Dataset extract>
....

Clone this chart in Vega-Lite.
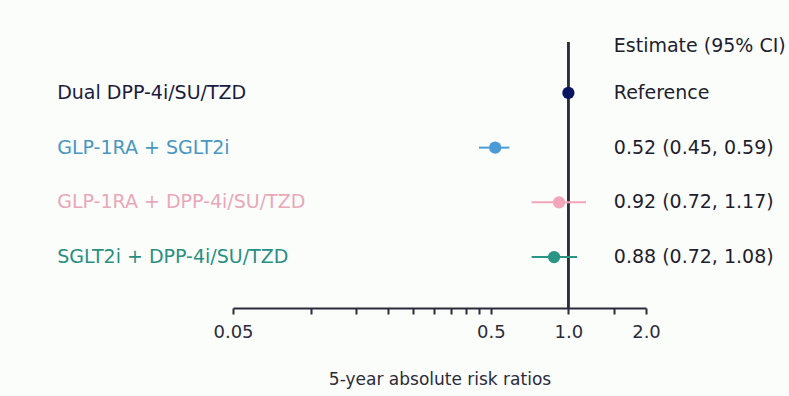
{
  "$schema": "https://vega.github.io/schema/vega-lite/v6.json",
  "width": 413,
  "height": 266,
  "autosize": {"type": "none"},
  "padding": {"left": 233, "top": 42, "right": 143, "bottom": 88},
  "background": "#fbfdfb",
  "config": {
    "view": {"stroke": null},
    "font": "DejaVu Sans"
  },
  "data": {
    "values": [
      {"group": "Dual DPP-4i/SU/TZD", "row": 1, "est": 1.0, "lo": null, "hi": null, "text": "Reference"},
      {"group": "GLP-1RA + SGLT2i", "row": 2, "est": 0.52, "lo": 0.45, "hi": 0.59, "text": "0.52 (0.45, 0.59)"},
      {"group": "GLP-1RA + DPP-4i/SU/TZD", "row": 3, "est": 0.92, "lo": 0.72, "hi": 1.17, "text": "0.92 (0.72, 1.17)"},
      {"group": "SGLT2i + DPP-4i/SU/TZD", "row": 4, "est": 0.88, "lo": 0.72, "hi": 1.08, "text": "0.88 (0.72, 1.08)"}
    ]
  },
  "resolve": {"scale": {"color": "independent"}},
  "layer": [
    {
      "mark": {"type": "rule", "color": "#2b2b3a", "strokeWidth": 2},
      "encoding": {
        "x": {
          "datum": 1,
          "type": "quantitative",
          "scale": {"type": "log", "domain": [0.05, 2], "nice": false, "zero": false},
          "axis": {
            "values": [0.05, 0.1, 0.15, 0.2, 0.25, 0.3, 0.35, 0.4, 0.45, 0.5, 1, 1.5, 2],
            "labelExpr": "datum.value == 0.05 ? '0.05' : datum.value == 0.5 ? '0.5' : datum.value == 1 ? '1.0' : datum.value == 2 ? '2.0' : ''",
            "title": "5-year absolute risk ratios",
            "grid": false,
            "domainColor": "#2b2b3a",
            "domainWidth": 2,
            "tickColor": "#2b2b3a",
            "tickWidth": 2,
            "tickSize": 6,
            "labelFontSize": 18,
            "labelColor": "#2b2b3a",
            "labelPadding": 9,
            "labelFlush": false,
            "labelOverlap": false,
            "titleFontSize": 17,
            "titleFontWeight": "normal",
            "titleColor": "#2b2b3a",
            "titlePadding": 30
          }
        }
      }
    },
    {
      "mark": {"type": "rule", "strokeWidth": 2},
      "encoding": {
        "x": {"field": "lo", "type": "quantitative"},
        "x2": {"field": "hi"},
        "y": {"field": "row", "type": "quantitative", "scale": {"domain": [0.07, 4.93], "reverse": true, "nice": false, "zero": false}, "axis": null},
        "color": {"field": "group", "type": "nominal", "legend": null,
          "scale": {"domain": ["Dual DPP-4i/SU/TZD", "GLP-1RA + SGLT2i", "GLP-1RA + DPP-4i/SU/TZD", "SGLT2i + DPP-4i/SU/TZD"],
                    "range": ["#0a1562", "#4a9bd6", "#f2a6b9", "#2a9485"]}}
      }
    },
    {
      "mark": {"type": "circle", "opacity": 1, "size": 150},
      "encoding": {
        "x": {"field": "est", "type": "quantitative"},
        "y": {"field": "row", "type": "quantitative"},
        "color": {"field": "group", "type": "nominal", "legend": null,
          "scale": {"domain": ["Dual DPP-4i/SU/TZD", "GLP-1RA + SGLT2i", "GLP-1RA + DPP-4i/SU/TZD", "SGLT2i + DPP-4i/SU/TZD"],
                    "range": ["#0a1562", "#4a9bd6", "#f2a6b9", "#2a9485"]}}
      }
    },
    {
      "mark": {"type": "text", "align": "left", "baseline": "middle", "fontSize": 19},
      "encoding": {
        "x": {"datum": 0.0104, "type": "quantitative"},
        "y": {"field": "row", "type": "quantitative"},
        "text": {"field": "group"},
        "color": {"field": "group", "type": "nominal", "legend": null,
          "scale": {"domain": ["Dual DPP-4i/SU/TZD", "GLP-1RA + SGLT2i", "GLP-1RA + DPP-4i/SU/TZD", "SGLT2i + DPP-4i/SU/TZD"],
                    "range": ["#1b1b3d", "#4a96c2", "#e9a8b9", "#2a8f82"]}}
      }
    },
    {
      "mark": {"type": "text", "align": "left", "baseline": "middle", "fontSize": 19, "color": "#1e1e2e"},
      "encoding": {
        "x": {"datum": 1.5, "type": "quantitative"},
        "y": {"field": "row", "type": "quantitative"},
        "text": {"field": "text"}
      }
    },
    {
      "data": {"values": [{"label": "Estimate (95% CI)"}]},
      "mark": {"type": "text", "align": "left", "baseline": "middle", "fontSize": 19, "color": "#1e1e2e"},
      "encoding": {
        "x": {"datum": 1.5, "type": "quantitative"},
        "y": {"datum": 0.14, "type": "quantitative"},
        "text": {"field": "label"}
      }
    }
  ]
}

....

What the exercise asks>
Restate the data above word for word. Skip every picture.

Solution for this exercise>
Clone this chart in Vega-Lite.
{
  "$schema": "https://vega.github.io/schema/vega-lite/v6.json",
  "width": 413,
  "height": 266,
  "autosize": {"type": "none"},
  "padding": {"left": 233, "top": 42, "right": 143, "bottom": 88},
  "background": "#fbfdfb",
  "config": {
    "view": {"stroke": null},
    "font": "DejaVu Sans"
  },
  "data": {
    "values": [
      {"group": "Dual DPP-4i/SU/TZD", "row": 1, "est": 1.0, "lo": null, "hi": null, "text": "Reference"},
      {"group": "GLP-1RA + SGLT2i", "row": 2, "est": 0.52, "lo": 0.45, "hi": 0.59, "text": "0.52 (0.45, 0.59)"},
      {"group": "GLP-1RA + DPP-4i/SU/TZD", "row": 3, "est": 0.92, "lo": 0.72, "hi": 1.17, "text": "0.92 (0.72, 1.17)"},
      {"group": "SGLT2i + DPP-4i/SU/TZD", "row": 4, "est": 0.88, "lo": 0.72, "hi": 1.08, "text": "0.88 (0.72, 1.08)"}
    ]
  },
  "resolve": {"scale": {"color": "independent"}},
  "layer": [
    {
      "mark": {"type": "rule", "color": "#2b2b3a", "strokeWidth": 2},
      "encoding": {
        "x": {
          "datum": 1,
          "type": "quantitative",
          "scale": {"type": "log", "domain": [0.05, 2], "nice": false, "zero": false},
          "axis": {
            "values": [0.05, 0.1, 0.15, 0.2, 0.25, 0.3, 0.35, 0.4, 0.45, 0.5, 1, 1.5, 2],
            "labelExpr": "datum.value == 0.05 ? '0.05' : datum.value == 0.5 ? '0.5' : datum.value == 1 ? '1.0' : datum.value == 2 ? '2.0' : ''",
            "title": "5-year absolute risk ratios",
            "grid": false,
            "domainColor": "#2b2b3a",
            "domainWidth": 2,
            "tickColor": "#2b2b3a",
            "tickWidth": 2,
            "tickSize": 6,
            "labelFontSize": 18,
            "labelColor": "#2b2b3a",
            "labelPadding": 9,
            "labelFlush": false,
            "labelOverlap": false,
            "titleFontSize": 17,
            "titleFontWeight": "normal",
            "titleColor": "#2b2b3a",
            "titlePadding": 30
          }
        }
      }
    },
    {
      "mark": {"type": "rule", "strokeWidth": 2},
      "encoding": {
        "x": {"field": "lo", "type": "quantitative"},
        "x2": {"field": "hi"},
        "y": {"field": "row", "type": "quantitative", "scale": {"domain": [0.07, 4.93], "reverse": true, "nice": false, "zero": false}, "axis": null},
        "color": {"field": "group", "type": "nominal", "legend": null,
          "scale": {"domain": ["Dual DPP-4i/SU/TZD", "GLP-1RA + SGLT2i", "GLP-1RA + DPP-4i/SU/TZD", "SGLT2i + DPP-4i/SU/TZD"],
                    "range": ["#0a1562", "#4a9bd6", "#f2a6b9", "#2a9485"]}}
      }
    },
    {
      "mark": {"type": "circle", "opacity": 1, "size": 150},
      "encoding": {
        "x": {"field": "est", "type": "quantitative"},
        "y": {"field": "row", "type": "quantitative"},
        "color": {"field": "group", "type": "nominal", "legend": null,
          "scale": {"domain": ["Dual DPP-4i/SU/TZD", "GLP-1RA + SGLT2i", "GLP-1RA + DPP-4i/SU/TZD", "SGLT2i + DPP-4i/SU/TZD"],
                    "range": ["#0a1562", "#4a9bd6", "#f2a6b9", "#2a9485"]}}
      }
    },
    {
      "mark": {"type": "text", "align": "left", "baseline": "middle", "fontSize": 19},
      "encoding": {
        "x": {"datum": 0.0104, "type": "quantitative"},
        "y": {"field": "row", "type": "quantitative"},
        "text": {"field": "group"},
        "color": {"field": "group", "type": "nominal", "legend": null,
          "scale": {"domain": ["Dual DPP-4i/SU/TZD", "GLP-1RA + SGLT2i", "GLP-1RA + DPP-4i/SU/TZD", "SGLT2i + DPP-4i/SU/TZD"],
                    "range": ["#1b1b3d", "#4a96c2", "#e9a8b9", "#2a8f82"]}}
      }
    },
    {
      "mark": {"type": "text", "align": "left", "baseline": "middle", "fontSize": 19, "color": "#1e1e2e"},
      "encoding": {
        "x": {"datum": 1.5, "type": "quantitative"},
        "y": {"field": "row", "type": "quantitative"},
        "text": {"field": "text"}
      }
    },
    {
      "data": {"values": [{"label": "Estimate (95% CI)"}]},
      "mark": {"type": "text", "align": "left", "baseline": "middle", "fontSize": 19, "color": "#1e1e2e"},
      "encoding": {
        "x": {"datum": 1.5, "type": "quantitative"},
        "y": {"datum": 0.14, "type": "quantitative"},
        "text": {"field": "label"}
      }
    }
  ]
}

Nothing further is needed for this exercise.